In this strip it is particularly strong, I think. It is the interaction of two characters, one of the exhibiting a personal quirk, and understatedly referring to it in the last panel.

And then, why shouldn't we be having this feeling more and more often right now? Before our eyes it is transforming from early to classic Peanuts. Linus will be showing up before too much longer, who I think is the character who best illustrates the difference. Linus has the same parenthesis-eyes that Lucy has, but he never goes through that phase of having circle-eyes. And Linus's quietly philosophical personality is much in tune with the best qualities of Peanuts. Other comics have Charlie Browns, Sallys, Peppermint Pattys and many, many Lucys and Snoopys (strong characters are easy to write and popular with the crowd), but I can't think of any that have a Linus-like character in them. Often he is serene. Hobbes maybe has some qualities in common with Linus in his more reflective moments, I can't think of others.

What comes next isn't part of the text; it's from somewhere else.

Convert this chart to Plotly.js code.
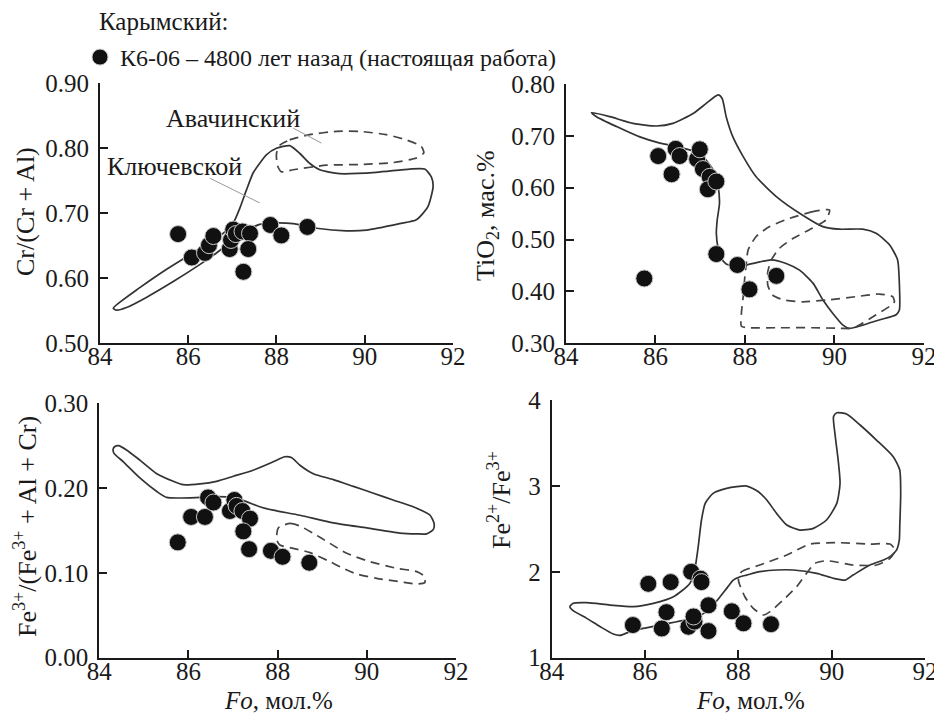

By the way, unlike the last strip, Lucy again refers to herself in third person here. I suspect Schulz worked on the daily and Sunday strips on different schedules, and so changing character attributes might be a little out of sync between them.

Tuesday, February 9, 2010

Sunday, May 25, 1952: Listen: Lucy Van Pelt has become unstuck in time.

Peanuts

The title refers to the fact that, in this era of the strip, she is still maturing. For behold: she has stopped referring to herself in third person! If all the characters did that, then Charlie Brown would be over fifty in the last strip Charles Schulz drew.

The lettering on the crib is interesting. I can't help but think such a thing must seem awfully melancholy when the occupant grows out of it, and it takes up too much room, and it has sold or donated to charity, and so the named crib remains, forever a mute reminder of the childhood of someone obscure we you'll never meet and for all we know died a century ago.

How many stuffed toys does that girl have?!

In the logo in the first panel, there is a weird extra line between the A and the N in PEANUTS. Do you see where the line comes from? Here's a hint: look at the "b" in the word "by" below it.

Monday, February 8, 2010

May 24, 1952: Lucy is non-repentant

Peanuts

A rather different context for the chase/turnabout formula. This is a solid step along the way to Lucy's later personality. Her expression in panel two is like a shadow spreading over the strip. Lucy's on her way and she's not bring flowers and candy canes!

Sunday, February 7, 2010

May 23, 1952: Snoopy is not weighed down by life

Peanuts

This is a great strip. It has a theme I heartily agree with, it's cute, and shows a hint of Snoopy's developing personality. It could pass for a strip a few years later all except for the art style, which looks even better, I think, with old-style Snoopy doing it.

Notice that word balloons with music notes do not count against Snoopy's no-talking prohibition.